NAN Ducreay recalled having a great childhood. In fact, he said "I was an only child, so I was treated like a Prince". His grandparents Victor & Miriam Ducreay owned an estate in the village of Cochrane, so his earliest of memories was on the estate. His grandfather Victor Ducreay, a merchant, entrepreneur and shoe maker in the 1950's owned the most variety shops around the island-16 in total, NAN Ducreay recalled, so he spent most of his early years with his grandmother on the estate in Cochrane. She was a seamstress, wine maker and baker. After his grandfather in his later years fell back on his early trade of shoe making, which he learnt during his teens and perfected while living and working in French Guyana, NAN's Grandfather Victor Ducreay opened and operated the largest shoe making business in the Windwards at the time. NAN recalled people from all over the Windwards placing orders and shipping shoes to clients. The business was called "Ducreay's Sunrise Shoe Making Establishment".
NAN Ducreay recalled being sick constantly due to the cold and damp weather conditions on the Estate. So his grandparents made a decision to move him to Roseau when he was about eleven. His grandmother stayed on the estate and his grandfather moved to Roseau with him. They lived in a one room house in Mount Fedelle.

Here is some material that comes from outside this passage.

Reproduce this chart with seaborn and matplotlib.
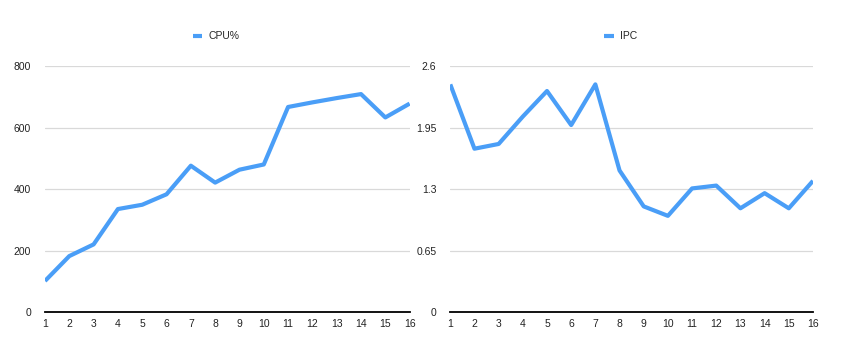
import pandas as pd
import seaborn as sns
import matplotlib.pyplot as plt

# values
runs = list(range(1, 17))
cpu_pct = [102, 183, 221, 336, 350, 384, 477, 422, 464, 481, 668, 683, 697, 710, 634, 679]
ipc = [2.41, 1.73, 1.78, 2.07, 2.34, 1.98, 2.41, 1.50, 1.12, 1.02, 1.31, 1.34, 1.10, 1.26, 1.10, 1.39]
cpu_ticks = [0, 200, 400, 600, 800]
ipc_ticks = [0, 0.65, 1.3, 1.95, 2.6]
ipc_labels = ["0", "0.65", "1.3", "1.95", "2.6"]

df = pd.DataFrame({"run": runs, "CPU%": cpu_pct, "IPC": ipc})

sns.set_style("white")
plt.rcParams["font.family"] = ["Liberation Sans", "DejaVu Sans"]

blue = "#4a9ef7"
fig = plt.figure(figsize=(8.52, 3.59), dpi=100)
ax1 = fig.add_axes([0.0528, 0.130, 0.428, 0.685])
ax2 = fig.add_axes([0.5285, 0.130, 0.4257, 0.685])

panels = [
    (ax1, "CPU%", cpu_ticks, [str(t) for t in cpu_ticks], 800),
    (ax2, "IPC", ipc_ticks, ipc_labels, 2.6),
]

for ax, col, ticks, labels, top in panels:
    sns.lineplot(data=df, x="run", y=col, ax=ax, color=blue, linewidth=3,
                 label=col, solid_joinstyle="round", solid_capstyle="butt")
    ax.set_xlim(1, 16)
    ax.set_ylim(0, top)
    ax.set_xticks(runs)
    ax.set_yticks(ticks)
    ax.set_yticklabels(labels)
    ax.set_xlabel("")
    ax.set_ylabel("")
    ax.grid(axis="y", color="#d9d9d9", linewidth=0.9)
    ax.set_axisbelow(True)
    for side in ["top", "right", "left"]:
        ax.spines[side].set_visible(False)
    ax.spines["bottom"].set_color("black")
    ax.spines["bottom"].set_linewidth(1.3)
    ax.tick_params(axis="both", length=0, labelsize=7.5, colors="#222222")
    ax.tick_params(axis="x", pad=5)
    ax.tick_params(axis="y", pad=10)
    ax.legend(loc="center", bbox_to_anchor=(0.47, 1.122), frameon=False,
              fontsize=7.5, handlelength=0.9, handletextpad=0.6)

fig.savefig("out.png", dpi=100)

That is right after Kairi FM's building now called Constitution Hill.
NAN Ducreay completed elementary school in Roseau and then attended the Dominica Grammar School.
He had a keen interest in law. From the age of 14 years, while his friends spent time playing in the Windsor Park, he spent his free time at the court house listening to cases. As his family dynamics had changed by the age of graduation from High School, his law pursuits became a priority for the future which was never fulfilled.
As a teenager, living in the city, he recalled Roseau being very dark and dull. There were very few vehicles and he had to walk from Cochrane to Roseau. He only got a relief at times from "Millionaire AL Capone", he would say fondly. His favourite place in Roseau to hang out was called Puny on Kennedy Avenue, near the Muslim store location. They sold his favourite boon-jaw and ice-milk for only $2.
As a young man, he assisted his grandparents in shipping oranges to Bermuda. As many of the oranges would spoil in shipment, his grandmother came up with a recipe to make bulk wine from oranges to save the harvest. The wine was shipped and sold in Barbados in recycled codfish barrels and became one of Dominica's most popular wines during the World War 11 period. A. C. Shillingford & Co Ltd was the agent and it was called Ducreay's Wine. Teacher Everson Savarin composed a song promoting the wine in 1944 which was very popular on the radio.
This is a short version of the song:
"Here we are the Grapefruit girls, the only work we do.
See how the merry going past, prepares the wine for you.
On our pain and dainty squeezer watch us as we extract the juice.
From the strainer to container and we have clarified the juice...
Here we are the grapefruit girls . . .
If your rich brother has gone from you, don't you forget how we cure you well.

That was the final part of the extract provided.